DIRECTIONS:
Below are the records. Retype, exactly, the lines from the first through the line with "acf_solid2 = [0, 0.0041, 0.0082, 0.0122, 0.0160]", and leave out the pictures.

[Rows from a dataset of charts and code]

>>>

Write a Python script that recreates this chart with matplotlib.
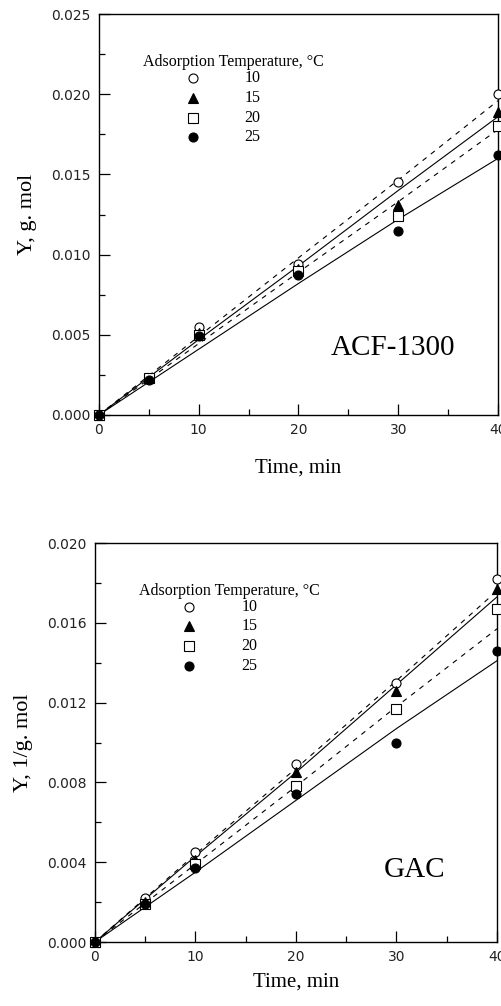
import matplotlib
matplotlib.use("Agg")
import matplotlib.pyplot as plt
from matplotlib.ticker import MultipleLocator, FormatStrFormatter

# sampling times, min
t = [0, 5, 10, 20, 30, 40]
t_fit = [0, 10, 20, 30, 40]

temps = ["10", "15", "20", "25"]

# ACF-1300 measured points
acf_10 = [0, 0.0023, 0.0055, 0.0094, 0.0145, 0.0200]
acf_15 = [0, 0.0023, 0.0051, 0.0091, 0.0131, 0.0189]
acf_20 = [0, 0.0023, 0.0050, 0.0090, 0.0124, 0.0180]
acf_25 = [0, 0.0022, 0.0049, 0.0087, 0.0115, 0.0162]

# ACF-1300 model lines
acf_dash1 = [0, 0.0049, 0.0098, 0.01465, 0.0196]
acf_solid1 = [0, 0.0047, 0.0093, 0.0140, 0.0186]
acf_dash2 = [0, 0.00445, 0.0089, 0.0133, 0.0178]
acf_solid2 = [0, 0.0041, 0.0082, 0.0122, 0.0160]

# GAC measured points
gac_10 = [0, 0.0022, 0.0045, 0.0089, 0.0130, 0.0182]
gac_15 = [0, 0.0020, 0.0041, 0.0085, 0.0126, 0.0177]
gac_20 = [0, 0.0019, 0.0039, 0.0078, 0.0117, 0.0167]
gac_25 = [0, 0.0019, 0.0037, 0.0074, 0.0100, 0.0146]

# GAC model lines
gac_dash1 = [0, 0.0044, 0.0087, 0.0131, 0.0176]
gac_solid1 = [0, 0.0043, 0.0085, 0.0129, 0.0173]
gac_dash2 = [0, 0.0039, 0.0078, 0.0118, 0.0157]
gac_solid2 = [0, 0.0035, 0.0071, 0.0107, 0.0141]

serif = "Liberation Serif"
tickfont = "DejaVu Sans"

marker_styles = [
    dict(marker="o", mfc="white", mec="black", ms=6.5, mew=0.8),
    dict(marker="^", mfc="black", mec="black", ms=7.5, mew=0.8),
    dict(marker="s", mfc="white", mec="black", ms=6.5, mew=0.8),
    dict(marker="o", mfc="black", mec="black", ms=6.5, mew=0.8),
]


def draw_panel(ax, series, lines, ymax, ystep, ylabel, name, name_xy, leg_x, xpad):
    for dash, yv in lines:
        if dash:
            ax.plot(t_fit, yv, color="black", lw=0.8, dashes=(4.5, 5), clip_on=False)
        else:
            ax.plot(t_fit, yv, color="black", lw=0.8, clip_on=False)
    for yv, st in zip(series, marker_styles):
        ax.plot(t, yv, ls="none", clip_on=False, zorder=5, **st)

    ax.set_xlim(0, 40)
    ax.set_ylim(0, ymax)
    ax.xaxis.set_major_locator(MultipleLocator(10))
    ax.xaxis.set_minor_locator(MultipleLocator(5))
    ax.yaxis.set_major_locator(MultipleLocator(ystep))
    ax.yaxis.set_minor_locator(MultipleLocator(ystep / 2))
    ax.yaxis.set_major_formatter(FormatStrFormatter("%.3f"))
    ax.tick_params(which="both", direction="in", top=False, right=False,
                   labelsize=10, labelcolor="#222222", pad=6)
    ax.tick_params(which="major", length=8, width=0.9)
    ax.tick_params(which="minor", length=4.5, width=0.9)
    for lab in ax.get_xticklabels() + ax.get_yticklabels():
        lab.set_family(tickfont)
    for sp in ax.spines.values():
        sp.set_linewidth(1.0)

    ax.set_xlabel("Time, min", family=serif, fontsize=15, labelpad=xpad)
    ax.set_ylabel(ylabel, family=serif, fontsize=16, labelpad=10)
    ax.text(name_xy[0], name_xy[1], name, family=serif, fontsize=21,
            va="center", ha="left")

    # legend block
    ax.text(leg_x, 0.88, "Adsorption Temperature, \u00b0C", transform=ax.transAxes,
            family=serif, fontsize=11.5, va="center", ha="left")
    for i, (lab, st) in enumerate(zip(temps, marker_styles)):
        yy = 0.84 - i * 0.049
        ax.plot([leg_x + 0.125], [yy], transform=ax.transAxes, ls="none",
                clip_on=False, **st)
        ax.text(leg_x + 0.255, yy, lab, transform=ax.transAxes, family=serif,
                fontsize=11.5, va="center", ha="left")


fig = plt.figure(figsize=(5.02, 10.06), dpi=100)
ax1 = fig.add_axes([0.197, 0.5875, 0.795, 0.3985])
ax2 = fig.add_axes([0.189, 0.0636, 0.801, 0.3966])

draw_panel(ax1, [acf_10, acf_15, acf_20, acf_25],
           [(True, acf_dash1), (False, acf_solid1), (True, acf_dash2), (False, acf_solid2)],
           0.025, 0.005, "Y, g. mol", "ACF-1300", (23.2, 0.0042), 0.11, 15)
draw_panel(ax2, [gac_10, gac_15, gac_20, gac_25],
           [(True, gac_dash1), (False, gac_solid1), (True, gac_dash2), (False, gac_solid2)],
           0.020, 0.004, "Y, 1/g. mol", "GAC", (28.7, 0.0036), 0.11, 6)

fig.savefig("out.png", dpi=100)
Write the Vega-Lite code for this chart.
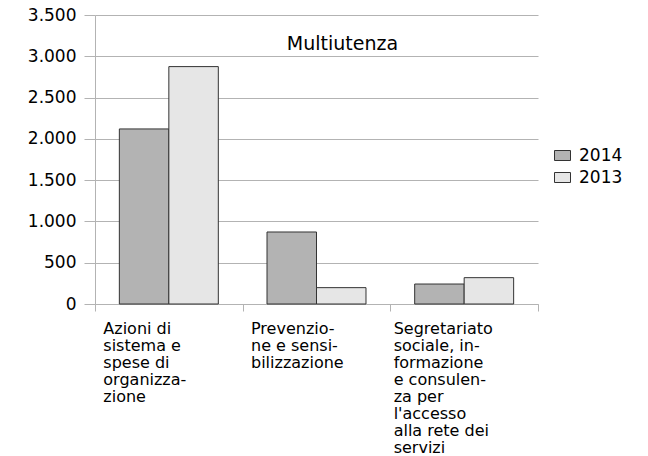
{
  "$schema": "https://vega.github.io/schema/vega-lite/v6.json",
  "width": 443,
  "height": 289,
  "autosize": {"type": "none"},
  "padding": {"left": 95, "top": 15, "right": 110, "bottom": 152},
  "background": "white",
  "title": {
    "text": "Multiutenza",
    "anchor": "middle",
    "frame": "group",
    "orient": "top",
    "baseline": "alphabetic",
    "offset": 0,
    "dx": 26,
    "dy": 63,
    "font": "DejaVu Sans",
    "fontSize": 19,
    "fontWeight": "normal",
    "color": "#000000"
  },
  "config": {
    "view": {"stroke": null},
    "font": "DejaVu Sans"
  },
  "data": {
    "values": [
      {"categoria": "Azioni di sistema e spese di organizzazione", "anno": "2014", "valore": 2120},
      {"categoria": "Azioni di sistema e spese di organizzazione", "anno": "2013", "valore": 2875},
      {"categoria": "Prevenzione e sensibilizzazione", "anno": "2014", "valore": 872},
      {"categoria": "Prevenzione e sensibilizzazione", "anno": "2013", "valore": 198},
      {"categoria": "Segretariato sociale, informazione e consulenza per l'accesso alla rete dei servizi", "anno": "2014", "valore": 242},
      {"categoria": "Segretariato sociale, informazione e consulenza per l'accesso alla rete dei servizi", "anno": "2013", "valore": 319}
    ]
  },
  "mark": {"type": "bar", "stroke": "#333333", "strokeWidth": 1},
  "encoding": {
    "x": {
      "field": "categoria",
      "type": "nominal",
      "sort": null,
      "scale": {"paddingInner": 0, "paddingOuter": 0},
      "axis": {
        "title": null,
        "labelAngle": 0,
        "labelAlign": "left",
        "labelBaseline": "top",
        "labelFont": "DejaVu Sans",
        "labelFontSize": 16,
        "labelLineHeight": 17,
        "labelColor": "#000000",
        "labelLimit": 0,
        "labelPadding": 9,
        "labelOffset": {"condition": {"test": "datum.value == \"Segretariato sociale, informazione e consulenza per l'accesso alla rete dei servizi\"", "value": -71}, "value": -66},
        "labelExpr": "datum.label == 'Azioni di sistema e spese di organizzazione' ? ['Azioni di', 'sistema e', 'spese di', 'organizza-', 'zione'] : datum.label == 'Prevenzione e sensibilizzazione' ? ['Prevenzio-', 'ne e sensi-', 'bilizzazione'] : datum.label == \"Segretariato sociale, informazione e consulenza per l'accesso alla rete dei servizi\" ? ['Segretariato', 'sociale, in-', 'formazione', 'e consulen-', 'za per', \"l'accesso\", 'alla rete dei', 'servizi'] : ''",
        "tickBand": "extent",
        "tickSize": 7,
        "tickColor": "#b3b3b3",
        "domainColor": "#b3b3b3",
        "grid": false
      }
    },
    "xOffset": {
      "field": "anno",
      "type": "nominal",
      "sort": ["2014", "2013"],
      "scale": {"paddingInner": 0, "paddingOuter": 0.492}
    },
    "y": {
      "field": "valore",
      "type": "quantitative",
      "scale": {"domain": [0, 3500], "nice": false},
      "axis": {
        "title": null,
        "values": [0, 500, 1000, 1500, 2000, 2500, 3000, 3500],
        "labelExpr": "replace(format(datum.value, ','), ',', '.')",
        "labelFont": "DejaVu Sans",
        "labelFontSize": 17,
        "labelColor": "#000000",
        "labelPadding": 8,
        "tickSize": 11,
        "tickColor": "#b3b3b3",
        "domainColor": "#b3b3b3",
        "gridColor": "#b3b3b3",
        "grid": true
      }
    },
    "color": {
      "field": "anno",
      "type": "nominal",
      "sort": ["2014", "2013"],
      "scale": {"domain": ["2014", "2013"], "range": ["#b3b3b3", "#e6e6e6"]},
      "legend": {
        "title": null,
        "orient": "none",
        "legendX": 459,
        "legendY": 132,
        "padding": 0,
        "symbolType": "M-1,-0.625H1V0.625H-1Z",
        "symbolSize": 256,
        "symbolStrokeColor": "#333333",
        "symbolStrokeWidth": 1,
        "symbolOpacity": 1,
        "labelFont": "DejaVu Sans",
        "labelFontSize": 17,
        "labelColor": "#000000",
        "labelOffset": 8,
        "rowPadding": 4
      }
    }
  }
}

<<<

COMPLETED EXERCISE:
Write a Python script that recreates this chart with matplotlib.
import matplotlib
matplotlib.use("Agg")
import matplotlib.pyplot as plt
from matplotlib.ticker import MultipleLocator, FormatStrFormatter

# sampling times, min
t = [0, 5, 10, 20, 30, 40]
t_fit = [0, 10, 20, 30, 40]

temps = ["10", "15", "20", "25"]

# ACF-1300 measured points
acf_10 = [0, 0.0023, 0.0055, 0.0094, 0.0145, 0.0200]
acf_15 = [0, 0.0023, 0.0051, 0.0091, 0.0131, 0.0189]
acf_20 = [0, 0.0023, 0.0050, 0.0090, 0.0124, 0.0180]
acf_25 = [0, 0.0022, 0.0049, 0.0087, 0.0115, 0.0162]

# ACF-1300 model lines
acf_dash1 = [0, 0.0049, 0.0098, 0.01465, 0.0196]
acf_solid1 = [0, 0.0047, 0.0093, 0.0140, 0.0186]
acf_dash2 = [0, 0.00445, 0.0089, 0.0133, 0.0178]
acf_solid2 = [0, 0.0041, 0.0082, 0.0122, 0.0160]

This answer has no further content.